First time was when my '68 Chevy van broke down on the way to Chicago. The Chevy dealer there decided the way to "fix" it was to cut all the wiring to my aftermarket electronic ignition system in a way it couldn't be repaired, and to reinstall a regular distributor cap, points, and rotor.

Completely trashed my system while I was sitting in a hotel room.

Real problem was in the Holly 4 barrel carb it was later determined. Jerks.

Charged me a fortune in labor, taking advantage of a young 20-something broke down on the road.

Learned to never let a mechanic I didn't know or could watch, near my vehicles ever again.
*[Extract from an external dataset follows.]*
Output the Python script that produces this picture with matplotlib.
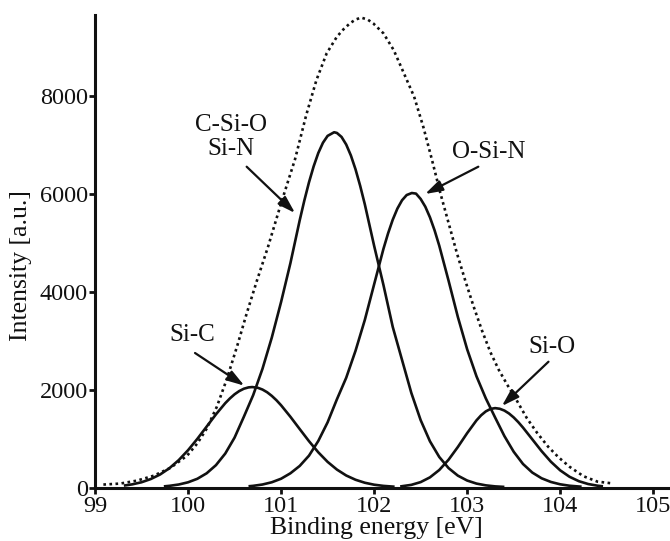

Good early life lesson.

The other was in my former life in audio conferencing. AT&T's system in Peoria is still fed with analog microwave T3 out of Chicago. Not enough trunks in the Peoria CO.

Noise on those microwave circuits plays havoc with the ISDN D-channels there to this day. Firmware issue causes the channels not to reset properly. Always at least five to ten DS0s out of service in lockout in the 5ESS there in the Peoria CO.

Spent many a Friday night with the Peoria CO tech on the phone during maintenance windows. He retired a few years back.

As far as the Bell System stuff Doc, yeah I was a telco head even as a kid. There may have even been a few years of phone phreaking back then, since the Statute of Limitations has run out by now on things "other people" did back then. ;)

I remember. I think regulators could have busted up the silly engineering rules like the equipment connectivity stuff, without breaking up the companies. The companies just put themselves back together anyway.

Judge Greene chose Door Number 1. Or maybe it was the Blue Pill from the Matrix. ;) Hard to say which course would have been better.

The ultimate outcome is that most of the money for undersea fiber transport goes to a nice little shell company in the Bahamas named Global Crossing instead of to AT&T. Is that better or worse? I dunno. But that money isn't going to Bedminster, NJ these days. :)

Have photos from a friend who finally hunted down the empty closet in the Bahamas that's "Global Crossing Headquarters" and took a photo of the door.